11 octobre 2016

Logstash Lines: Getting ready for 5.0.0-rc1

Par Suyog Rao

Welcome back to The Logstash Lines! In these weekly posts, we'll share the latest happenings in the world of Logstash and its ecosystem.

Last week has been a slow week with people recovering from our engineering all-hands in Prague, but this update spans the last 3 weeks:

5.0.0-RC1 fixes:

  • Windows: Fixed signal HUP warnings on startup (Issue 5239).
  • Windows: Enabled logging on Windows by fixing log4j config location (Issue 5971).
  • Configuration errors are now logged to file, not printed to stderr (Issue 5975).
  • Elasticsearch Output: Passwords in Logstash logs partially visible when connection to Elasticsearch fails (Issue 482).

Settings Improvements (5.0.0)

  • All setting validations are now deferred until after setting sources have been processed (flags, logstash.yml, etc)
  • New setting type Bytes for human-writable byte values like '30mb'.
  • Fix for bug: Logstash checks default directory for write permissions always, even when overridden (Issue 6004).

Persistent Queues

We've opened a PR to merge the persistent queue feature branch to master and 5.x. This is still not feature complete, but it's pretty close. Also, long-living feature branches are no good.. The goal of this iteration is to:

  • Prevent inflight data loss upon application/machine crash by aiming at at-least-once delivery semantic. Note that at this point there is no change in the per-event processing/delivery failure where best-effort is done at the plugin level and can result in dropped event. This will be addressed in the future Dead Letter Queue feature, see #5283.
  • Provide backpressure handling within Logstash using a variable length persistent queue. So you don't have to use Redis or Kafka just to handle event surges.

All existing unit tests are passing, and we've added file based integration tests last week.

Open items:

  • Do we enable Persistent Queues by default or expose it as experimental, and behind a feature flag?
  • Run performance benchmarks for common configurations
  • Add queue recovery tests
  • Add configurable thresholds for queue max capacity using byte-size limit or as a disk percentage.
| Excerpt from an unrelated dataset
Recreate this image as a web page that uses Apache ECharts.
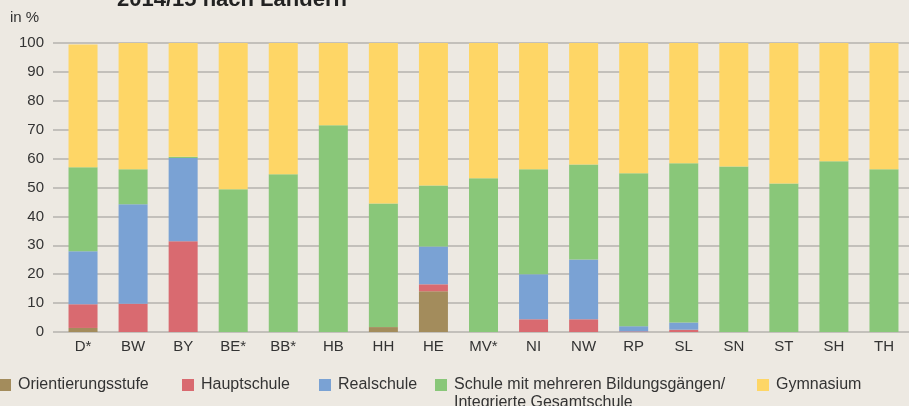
<!DOCTYPE html>
<html>
<head>
<meta charset="utf-8">
<script src="https://cdn.jsdelivr.net/npm/echarts@6/dist/echarts.min.js"></script>
<style>
  html, body { margin: 0; padding: 0; background: #ede9e2; }
  #main { width: 909px; height: 406px; }
</style>
</head>
<body>
<div id="main"></div>
<script>
var laender = ['D*', 'BW', 'BY', 'BE*', 'BB*', 'HB', 'HH', 'HE', 'MV*', 'NI', 'NW', 'RP', 'SL', 'SN', 'ST', 'SH', 'TH'];
var yTicks = [0, 10, 20, 30, 40, 50, 60, 70, 80, 90, 100];

var orientierung = [1.4, 0, 0, 0, 0, 0, 1.7, 14.1, 0, 0, 0, 0, 0, 0, 0, 0, 0];
var hauptschule  = [8.2, 9.8, 31.4, 0, 0, 0, 0, 2.4, 0, 4.4, 4.4, 0.2, 0.8, 0, 0, 0, 0];
var realschule   = [18.3, 34.4, 28.8, 0, 0, 0, 0, 13.1, 0, 15.6, 20.7, 1.8, 2.5, 0, 0, 0, 0];
var mehrere      = [29.1, 12.1, 0.4, 49.4, 54.6, 71.5, 42.8, 21.1, 53.2, 36.3, 32.9, 52.9, 55.1, 57.3, 51.4, 59.1, 56.3];
var gymnasium    = [42.5, 43.7, 39.4, 50.6, 45.4, 28.5, 55.5, 49.3, 46.8, 43.7, 42.0, 45.1, 41.6, 42.7, 48.6, 40.9, 43.7];

var namen = ['Orientierungsstufe', 'Hauptschule', 'Realschule',
  'Schule mit mehreren Bildungsgängen/ Integrierte Gesamtschule', 'Gymnasium'];
var farben = ['#a38c5c', '#d96a70', '#7aa2d4', '#89c779', '#fed666'];
var werte = [orientierung, hauptschule, realschule, mehrere, gymnasium];

var schrift = '"Liberation Sans", Arial, sans-serif';
var legendLeft = [-1, 182, 319, 435, 757];

var myChart = echarts.init(document.getElementById('main'));

var series = [];
var legends = [];
for (var i = 0; i < namen.length; i++) {
  series.push({
    name: namen[i],
    type: 'bar',
    stack: 'gesamt',
    barWidth: 29,
    itemStyle: { color: farben[i] },
    data: werte[i]
  });
  legends.push({
    data: [namen[i]],
    left: legendLeft[i],
    top: 377,
    padding: 0,
    itemWidth: 12,
    itemHeight: 12,
    icon: 'rect',
    selectedMode: false,
    formatter: function (n) { return n.split('/ ')[0] + (n.indexOf('/ ') > 0 ? '/' : ''); },
    textStyle: { fontFamily: schrift, fontSize: 16, color: '#333', padding: [0, 0, 0, 2] }
  });
}

var option = {
  backgroundColor: '#ede9e2',
  animation: false,
  title: {
    text: '2014/15 nach Ländern',
    left: 112,
    top: -16,
    textStyle: { fontFamily: schrift, fontSize: 22, fontWeight: 'bold', color: '#222' }
  },
  grid: { left: 58, right: -11, top: 43, bottom: 74 },
  legend: legends,
  graphic: [
    {
      type: 'text', left: 10, top: 10,
      style: { text: 'in %', font: '15px ' + schrift, fill: '#333' }
    },
    {
      type: 'text', left: 454, top: 395,
      style: { text: 'Integrierte Gesamtschule', font: '16px ' + schrift, fill: '#333' }
    }
  ],
  xAxis: {
    type: 'category',
    data: laender,
    axisLine: { show: false },
    axisTick: { show: false },
    axisLabel: { fontFamily: schrift, fontSize: 15, color: '#333', margin: 7, interval: 0 }
  },
  yAxis: {
    type: 'value',
    min: yTicks[0],
    max: yTicks[yTicks.length - 1],
    interval: 10,
    axisLine: { show: false },
    axisTick: { show: true, length: 5, lineStyle: { color: '#b5b2ae', width: 1.5 } },
    splitLine: { lineStyle: { color: '#b5b2ae', width: 1.5 } },
    axisLabel: { fontFamily: schrift, fontSize: 15, color: '#333', margin: 14 }
  },
  series: series
};

myChart.setOption(option);
</script>
</body>
</html>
Integration Test Framework

We now have an end-end integration test framework in core which uses a LS binary to test against real services like Kafka, ES and Filebeat. Tests are run locally and do not need a VM. It is super easy to configure — uses travis style files to setup services, and tests are written using RSpec. We already have a few integration tests built using this framework on travis, and they will soon be added to logstash-ci Jenkins platform. With this change, we have integration tests running in every plugin repo and in core to validate code changes.